Menurut Penelitian yang dilakukan oleh pemerintah Bogor Tahun 2002 karakteristik PKL di Bogor adalah memiliki daya juang tinggi dan mampu bertahan pada kondisi yang kritis sekalipun. Berdasarkan karakteristik tersebut maka PKL termasuk masyarakat bertipe Y karena itu pendekatan kepemimpinan yang digunakan seharusnya adalah kepemimpinan yang partisipatif bukan pendekatan kekerasan sepeti yang dilakukan saat ini.

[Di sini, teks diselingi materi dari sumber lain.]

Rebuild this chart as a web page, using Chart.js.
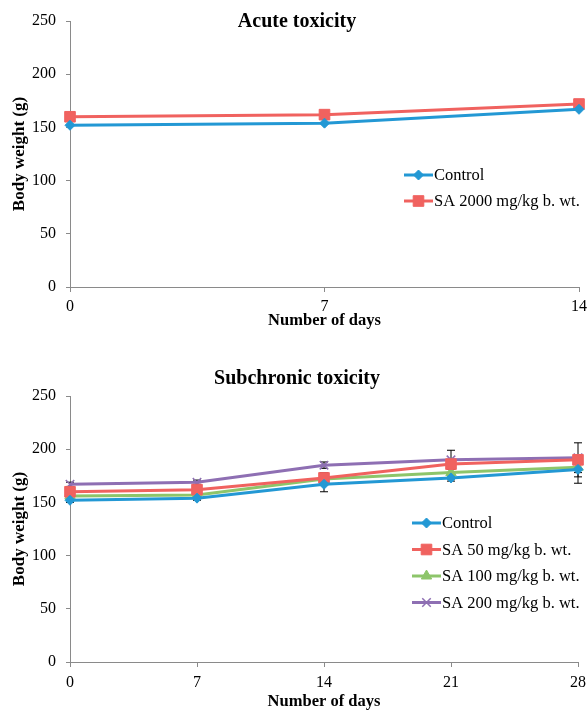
<!DOCTYPE html>
<html>
<head>
<meta charset="utf-8">
<script src="https://cdn.jsdelivr.net/npm/chart.js@4.4.1/dist/chart.umd.min.js"></script>
<style>
  html, body { margin: 0; padding: 0; background: #fff; }
  #wrap { position: relative; width: 587px; height: 713px; overflow: hidden; }
  #c1 { position: absolute; left: 0; top: 0; }
  #c2 { position: absolute; left: 0; top: 340px; }
</style>
</head>
<body>
<div id="wrap">
  <canvas id="c1" width="592" height="340"></canvas>
  <canvas id="c2" width="592" height="373"></canvas>
</div>
<script>
// ---- Data ----
const acuteDays = ['0', '7', '14'];
const acuteControl = [152, 154, 167];
const acuteSA2000 = [160, 162, 172];

const subDays = ['0', '7', '14', '21', '28'];
const subControl = [152, 154, 167, 173, 181];
const subSA50 = [160, 162, 173, 186, 190];
const subSA100 = [156, 157, 172, 178, 183];
const subSA200 = [167, 169, 185, 190, 192];

const errControl = [2, 2, 7, 3, 13];
const errSA50 = [2, 2, 5, 3, 4];
const errSA100 = [2, 2, 3, 3, 9];
const errSA200 = [2, 2, 3, 9, 14];

const yTicks = [0, 50, 100, 150, 200, 250];

// ---- Styles ----
const BLUE = '#2398d4';
const RED = '#f0625f';
const GREEN = '#8dc56a';
const PURPLE = '#8e6fb3';
const AXIS = '#8a8a8a';
const SERIF = '"Liberation Serif", "Times New Roman", serif';

function ds(label, data, color, style, radius, err) {
  return {
    label, data, err,
    borderColor: color,
    backgroundColor: color,
    pointBackgroundColor: color,
    pointBorderColor: color,
    pointStyle: style,
    pointRadius: radius,
    pointHoverRadius: radius,
    pointBorderWidth: style === 'crossRot' ? 1.5 : 1,
    borderWidth: 3,
    tension: 0,
    fill: false
  };
}

const errorBarPlugin = {
  id: 'errorBars',
  beforeDatasetsDraw(chart) {
    const ctx = chart.ctx;
    const y = chart.scales.y;
    ctx.save();
    ctx.strokeStyle = '#000';
    ctx.lineWidth = 1;
    chart.data.datasets.forEach((d, i) => {
      if (!d.err) return;
      const meta = chart.getDatasetMeta(i);
      meta.data.forEach((pt, j) => {
        const e = d.err[j];
        if (!e) return;
        const v = d.data[j];
        const yt = y.getPixelForValue(v + e);
        const yb = y.getPixelForValue(v - e);
        const x = pt.x;
        ctx.beginPath();
        ctx.moveTo(x, yt); ctx.lineTo(x, yb);
        ctx.moveTo(x - 4, yt); ctx.lineTo(x + 4, yt);
        ctx.moveTo(x - 4, yb); ctx.lineTo(x + 4, yb);
        ctx.stroke();
      });
    });
    ctx.restore();
  }
};

const titleLegendPlugin = {
  id: 'titleLegend',
  afterDraw(chart, args, opts) {
    const ctx = chart.ctx;
    ctx.save();
    // title
    ctx.fillStyle = '#000';
    ctx.font = 'bold 20px ' + SERIF;
    ctx.textAlign = 'center';
    ctx.textBaseline = 'middle';
    ctx.fillText(opts.title, opts.titleX, opts.titleY);
    // legend
    ctx.font = '16.5px ' + SERIF;
    ctx.textAlign = 'left';
    chart.data.datasets.forEach((d, i) => {
      const yy = opts.legY + i * opts.legGap;
      const x0 = opts.legX, x1 = opts.legX + 29;
      ctx.strokeStyle = d.borderColor;
      ctx.lineWidth = 3;
      ctx.beginPath(); ctx.moveTo(x0, yy); ctx.lineTo(x1, yy); ctx.stroke();
      ctx.fillStyle = d.pointBackgroundColor;
      ctx.strokeStyle = d.pointBorderColor;
      ctx.lineWidth = d.pointBorderWidth;
      Chart.helpers.drawPoint(ctx, {
        pointStyle: d.pointStyle, radius: d.pointRadius, borderWidth: d.pointBorderWidth, rotation: 0
      }, (x0 + x1) / 2, yy);
      ctx.fillStyle = '#000';
      ctx.fillText(d.label, x1 + 1, yy + 1);
    });
    ctx.restore();
  }
};

function makeOptions(padTop, xHeight, xTickPad, xTitlePadBottom, tl) {
  return {
    responsive: false,
    animation: false,
    events: [],
    layout: { padding: { top: padTop, right: 0, left: 0, bottom: 0 } },
    plugins: {
      legend: { display: false },
      tooltip: { enabled: false },
      title: { display: false },
      titleLegend: tl
    },
    scales: {
      x: {
        type: 'category',
        offset: false,
        grid: { drawOnChartArea: false, drawTicks: true, tickLength: 5, color: AXIS },
        border: { color: AXIS, width: 1 },
        ticks: { color: '#000', font: { family: SERIF, size: 16 }, padding: xTickPad, maxRotation: 0, autoSkip: false },
        title: { display: true, text: 'Number of days', color: '#000',
                 font: { family: SERIF, size: 16.5, weight: 'bold' }, padding: { top: 0, bottom: xTitlePadBottom } },
        afterFit: s => { s.height = xHeight; }
      },
      y: {
        min: 0, max: 250,
        afterBuildTicks: s => { s.ticks = yTicks.map(v => ({ value: v })); },
        grid: { drawOnChartArea: false, drawTicks: true, tickLength: 4, color: AXIS },
        border: { color: AXIS, width: 1 },
        ticks: { color: '#000', font: { family: SERIF, size: 16 }, padding: 10 },
        title: { display: true, text: 'Body weight (g)', color: '#000',
                 font: { family: SERIF, size: 17, weight: 'bold' }, padding: { top: 9, bottom: 0 } },
        afterFit: s => { s.width = 70; }
      }
    }
  };
}

new Chart(document.getElementById('c1'), {
  type: 'line',
  data: {
    labels: acuteDays,
    datasets: [
      ds('Control', acuteControl, BLUE, 'rectRot', 5, null),
      ds('SA 2000 mg/kg b. wt.', acuteSA2000, RED, 'rect', 7.5, null)
    ]
  },
  options: makeOptions(21, 53, 5, 9, {
    title: 'Acute toxicity', titleX: 297, titleY: 22,
    legX: 404, legY: 175, legGap: 26
  }),
  plugins: [errorBarPlugin, titleLegendPlugin]
});

new Chart(document.getElementById('c2'), {
  type: 'line',
  data: {
    labels: subDays,
    datasets: [
      ds('Control', subControl, BLUE, 'rectRot', 5, errControl),
      ds('SA 50 mg/kg b. wt.', subSA50, RED, 'rect', 7.5, errSA50),
      ds('SA 100 mg/kg b. wt.', subSA100, GREEN, 'triangle', 6, errSA100),
      ds('SA 200 mg/kg b. wt.', subSA200, PURPLE, 'crossRot', 6, errSA200)
    ]
  },
  options: makeOptions(56, 51, 6, 1, {
    title: 'Subchronic toxicity', titleX: 297, titleY: 39,
    legX: 412, legY: 183, legGap: 26.5
  }),
  plugins: [errorBarPlugin, titleLegendPlugin]
});
</script>
</body>
</html>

3.     Pendekatan Daya Beli Masyarakat dan IPM
Salah satu segi positif PKL adalah memberikan kemudahan mendapatkan barang dengan harga terjangkau. Apabila Kota Bogor ingin bebas dari PKL maka Kota Bogor harus memberikan alternatif tempat membeli barang dengan harga yang murah khususnya pada warga golongan menengah bawah. Apabila masyarakat dipaksakan untuk membeli barang yang harganya lebih tinggi daripada membeli di PKL maka daya beli masyarakat akan berkurang dan akan merembet pada bidang lain terutama kesehatan dan pendidikan. Misalnya saja dengan harga Rp 1000 masyarakat akan mendapatkan 4 ikat sayur bayam di PKL namun jika di supermarket masyarakat hanya mendapatkan 1 ikat. Hal tersebut tentu akan menurunkan indeks daya beli dan juga indeks kesehatan karena kebutuhan membeli sayur untuk meningkatkan gizi juga otomatis berkurang. Contoh tersebut terlihat kecil namun jika setiap hari terjadi maka cash flow nya juga tentu akan tinggi. Apabila daya beli berkurang dan masyarakat rawan penyakit maka IPM tentu akan menurun padahal Gubernur Jawa Barat menargetkan IPM Jawa Barat pada tahun 2010 harus mencapai 80 (IPM Bogor 2005 = 74,94).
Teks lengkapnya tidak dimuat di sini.